Les différentes technologies de guidage requièrent des niveaux de précision variables en matière de parallélisme, de planéité et de rectitude. Dans les applications à portique, la meilleure technologie de guidage linéaire pour les axes X parallèles est généralement celle qui offre la plus grande tolérance aux erreurs de montage et d'alignement, tout en garantissant la capacité de charge et la rigidité requises.
Les guidages à billes ou à rouleaux profilés à recirculation offrent généralement la capacité de charge et la rigidité les plus élevées de toutes les technologies de guidage linéaire. Cependant, en configuration parallèle, ils exigent une grande précision dans la hauteur de montage et le parallélisme afin d'éviter tout blocage. Certains fabricants proposent des versions « auto-aligneuses » de roulements à billes à recirculation capables de compenser certains défauts d'alignement, au prix toutefois d'une réduction de la rigidité et de la capacité de charge.
En revanche, les galets de guidage fonctionnant sur des rails de précision exigent une précision de montage et d'alignement moindre que les guides sur rails profilés. Ils peuvent même être montés sur des surfaces présentant des irrégularités modérées sans provoquer de problèmes de fonctionnement tels que des vibrations ou des blocages, même avec deux rails en parallèle.

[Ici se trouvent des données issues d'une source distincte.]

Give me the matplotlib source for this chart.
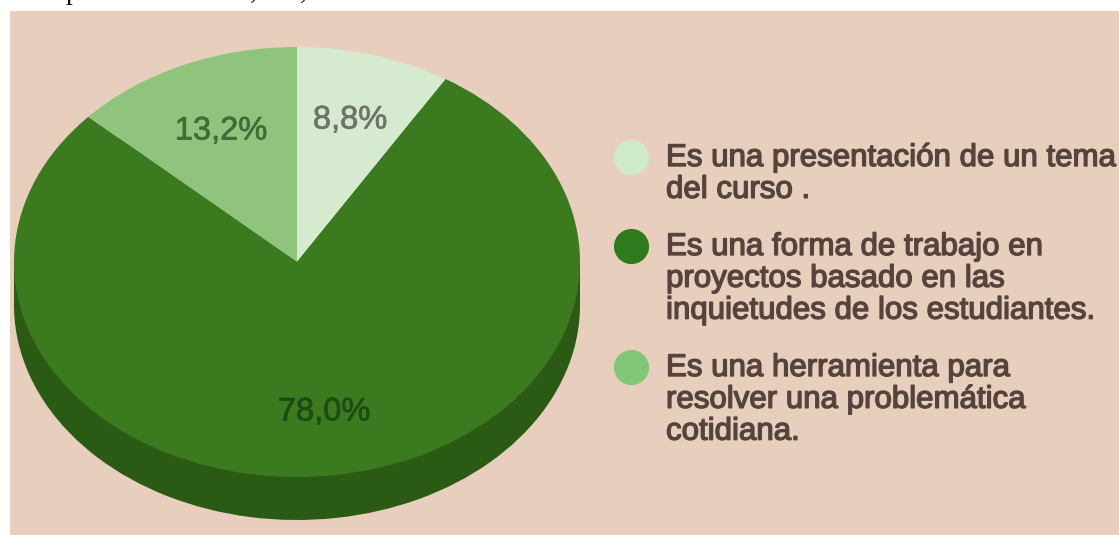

Bien que l'alignement puisse être réalisé avec des outils simples tels que des comparateurs à cadran et des fils, les grandes longueurs des systèmes de portiques rendent souvent cette méthode impraticable. De plus, l'alignement de plusieurs axes parallèles et perpendiculaires accroît la complexité, le temps et la main-d'œuvre nécessaires de façon exponentielle.
C’est pourquoi un interféromètre laser est souvent le meilleur outil pour garantir la rectitude, la planéité et l’orthogonalité entre les axes du portique.